UK start-up attracts $200m ahead of driverless delivery trials for Asda and Ocado
Image credit: Wayve
A UK-based autonomous vehicle firm has received $200m (£146m) in backing from investors as it prepares to start making driverless deliveries for the likes of Ocado and Asda.
Wayve's AV2.0 technology, which has been designed around a “camera-first sensing suite”, has been designed to adapt depending on the needs of the fleet operator.
It uses machine learning to help it quickly adapt to new cities and environments as well as different vehicle types by making use of “petabyte-scale” driving data harvested from its partner fleets.
Wayve said their approach allows it to more easily scale for commercial deployments in different cities when compared to other autonomous systems which typically rely on an expensive and complex array of sensors and are operationally limited by HD maps and rules-based control strategies.

Image credit: Wayve
Last year, the firm signed deals with Ocado and Asda to start testing deliveries which will feature a safety driver in the van.
It’s latest funding round attracted big name investors including Microsoft, Virgin and Bailie Gifford in a major cash injection that more than tripled the $58m it had previously raised.
Starting in London, Wayve plans to ultimately expand to five other major cities in the UK and broaden its remit to passenger services.
Alex Kendall, Co-founder and CEO, Wayve said: “We were the first team to develop the scientific breakthroughs in deep learning to build autonomous driving technology that can easily scale to new markets using a data-learned approach.
“Today, we have all of the pieces in place to take what we have pioneered and drive AV2.0 forward. We have brought together world-class strategic partners in transportation, grocery delivery and compute, along with the best capital resources to scale our core autonomy platform, trial products with our commercial fleet partners, and build the infrastructure to scale AV2.0 globally.”
Wayve will use the new capital to develop a Level 4+ AV prototype for passenger vehicles and delivery vans and scale up its deployments with its commercial partners. The firm has reportedly been poaching key staff members from Google’s driverless venture Waymo.
Last year, Waymo started offering select members of the public access to its self-driving taxi service in San Francisco, albeit still with safety drivers who are ready to take the wheel at a moment’s notice.
Seth Winterroth, from Wayve investor Eclipse Ventures, said: “As the industry struggles to solve self-driving with traditional robotics, it is becoming increasingly clear that AV2.0 is the right pathway to build a scalable driving intelligence that can help commercial fleet operators deploy autonomy faster.

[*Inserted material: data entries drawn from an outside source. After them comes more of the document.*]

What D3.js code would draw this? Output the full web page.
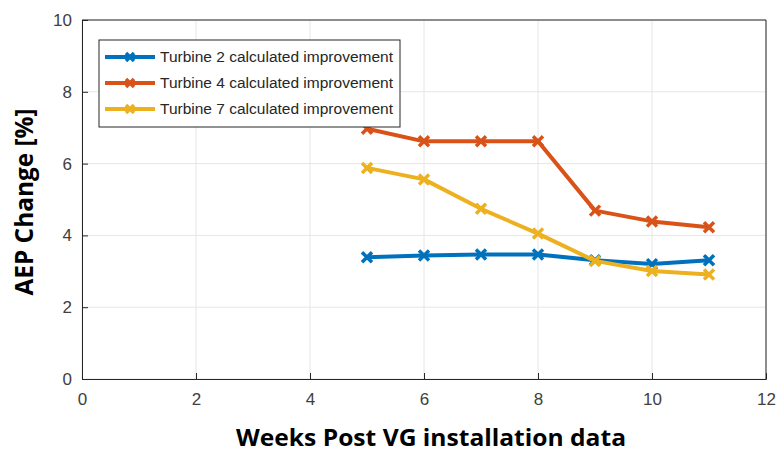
<!DOCTYPE html>
<html>
<head>
<meta charset="utf-8">
<script src="https://cdn.jsdelivr.net/npm/d3@7"></script>
<style>
  body { margin: 0; background: #fff; }
  text { font-family: "Liberation Sans", Arial, sans-serif; }
</style>
</head>
<body>
<script>
// data
var weeks = [5, 6, 7, 8, 9, 10, 11];
var turbine2 = [3.39, 3.44, 3.47, 3.47, 3.31, 3.20, 3.31];
var turbine4 = [6.97, 6.62, 6.62, 6.62, 4.69, 4.39, 4.23];
var turbine7 = [5.88, 5.56, 4.74, 4.05, 3.29, 3.01, 2.91];
var seriesNames = ["Turbine 2 calculated improvement", "Turbine 4 calculated improvement", "Turbine 7 calculated improvement"];
var seriesColors = ["#0072BD", "#D95319", "#EDB120"];
var xTicks = [0, 2, 4, 6, 8, 10, 12];
var yTicks = [0, 2, 4, 6, 8, 10];

var margin = { top: 20, right: 10, bottom: 73, left: 82 },
    width = 776 - margin.left - margin.right,
    height = 452 - margin.top - margin.bottom;

var svg = d3.select("body").append("svg")
    .attr("width", 776).attr("height", 452);
var g = svg.append("g")
    .attr("transform", "translate(" + margin.left + "," + margin.top + ")");

var x = d3.scaleLinear().domain([0, 12]).range([0, width]);
var y = d3.scaleLinear().domain([0, 10]).range([height, 0]);

// grid
g.append("g").selectAll("line").data(xTicks).enter().append("line")
    .attr("x1", d => x(d)).attr("x2", d => x(d))
    .attr("y1", 0).attr("y2", height)
    .attr("stroke", "#e6e6e6").attr("stroke-width", 1);
g.append("g").selectAll("line").data(yTicks).enter().append("line")
    .attr("y1", d => y(d)).attr("y2", d => y(d))
    .attr("x1", 0).attr("x2", width)
    .attr("stroke", "#e6e6e6").attr("stroke-width", 1);

// axes (inward ticks, matlab style)
var xAxis = g.append("g").attr("transform", "translate(0," + height + ")")
    .call(d3.axisBottom(x).tickValues(xTicks).tickSize(-6).tickPadding(14));
var yAxis = g.append("g")
    .call(d3.axisLeft(y).tickValues(yTicks).tickSize(-6).tickPadding(10));
[xAxis, yAxis].forEach(function(a) {
    a.select(".domain").attr("stroke", "#262626");
    a.selectAll(".tick line").attr("stroke", "#262626");
    a.selectAll(".tick text").attr("fill", "#404040")
        .style("font-size", "17px").attr("font-family", "Liberation Sans Narrow, Liberation Sans, Arial");
});
// box top/right
g.append("line").attr("x1", 0).attr("x2", width).attr("y1", 0).attr("y2", 0).attr("stroke", "#262626");
g.append("line").attr("x1", width).attr("x2", width).attr("y1", 0).attr("y2", height).attr("stroke", "#262626");

// series
var series = [turbine2, turbine4, turbine7];
var line = d3.line().x((d, i) => x(weeks[i])).y(d => y(d));

function cross(sel, cx, cy, s, color) {
    sel.append("path")
        .attr("d", "M" + (cx - s) + "," + (cy - s) + "L" + (cx + s) + "," + (cy + s) +
                   "M" + (cx - s) + "," + (cy + s) + "L" + (cx + s) + "," + (cy - s))
        .attr("stroke", color).attr("stroke-width", 3.5).attr("fill", "none");
}

series.forEach(function(vals, k) {
    g.append("path").datum(vals)
        .attr("d", line)
        .attr("fill", "none")
        .attr("stroke", seriesColors[k])
        .attr("stroke-width", 4)
        .attr("stroke-linejoin", "round");
    var mg = g.append("g");
    vals.forEach(function(v, i) { cross(mg, x(weeks[i]), y(v), 5, seriesColors[k]); });
});

// legend
var lg = svg.append("g").attr("transform", "translate(99,40)");
lg.append("rect").attr("width", 301).attr("height", 87)
    .attr("fill", "#fff").attr("stroke", "#262626").attr("stroke-width", 1);
seriesNames.forEach(function(name, k) {
    var yy = 17 + k * 26;
    lg.append("line").attr("x1", 6).attr("x2", 56).attr("y1", yy).attr("y2", yy)
        .attr("stroke", seriesColors[k]).attr("stroke-width", 4);
    cross(lg, 31, yy, 4, seriesColors[k]);
    lg.append("text").attr("x", 61).attr("y", yy + 5)
        .attr("fill", "#262626").style("font-size", "14px")
        .attr("textLength", 233).attr("lengthAdjust", "spacingAndGlyphs")
        .text(name);
});

// axis labels
svg.append("text")
    .attr("x", 431).attr("y", 446)
    .attr("text-anchor", "middle")
    .style("font-family", "'Open Sans', Lato, sans-serif")
    .style("font-weight", "bold").style("font-size", "23px")
    .attr("textLength", 390).attr("lengthAdjust", "spacingAndGlyphs")
    .attr("fill", "#000")
    .text("Weeks Post VG installation data");
svg.append("text")
    .attr("transform", "translate(33,202) rotate(-90)")
    .attr("text-anchor", "middle")
    .style("font-family", "'Open Sans', Lato, sans-serif")
    .style("font-weight", "bold").style("font-size", "25px")
    .attr("textLength", 187).attr("lengthAdjust", "spacingAndGlyphs")
    .attr("fill", "#000")
    .text("AEP Change [%]");
</script>
</body>
</html>
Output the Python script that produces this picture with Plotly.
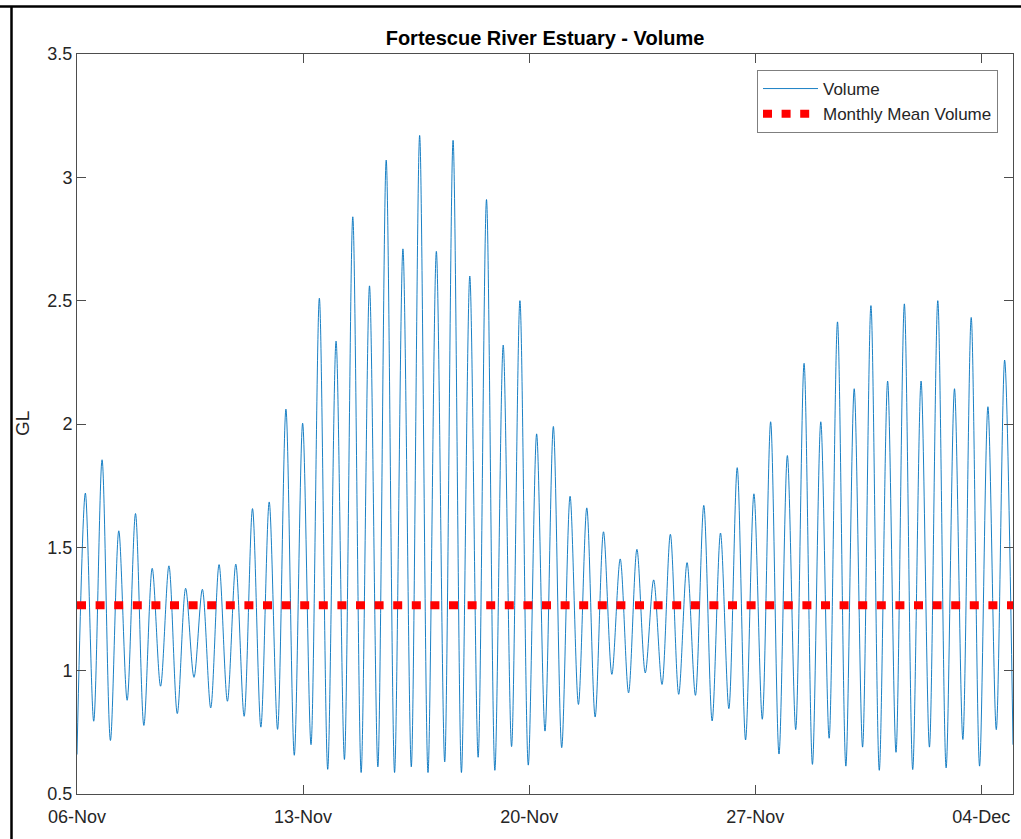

“Wayve is breaking new ground by building AVs that can adapt to driving in new cities, previously unseen in training. As the leaders in this field, they have assembled an exceptional team of machine learning experts and AV veterans to drive AV2.0 to reality.”
Tesla has also been equipping its vehicles with cheaper driverless systems that eschew expensive lidar hardware, in favour of cameras, ultrasonic sensors and radar to see and sense the environment around the car.
However, safety experts said last year that they believed the system “lacks safeguards” after they tested its capabilities and found it was scraping against bushes, missing turnings and even heading towards parked cars.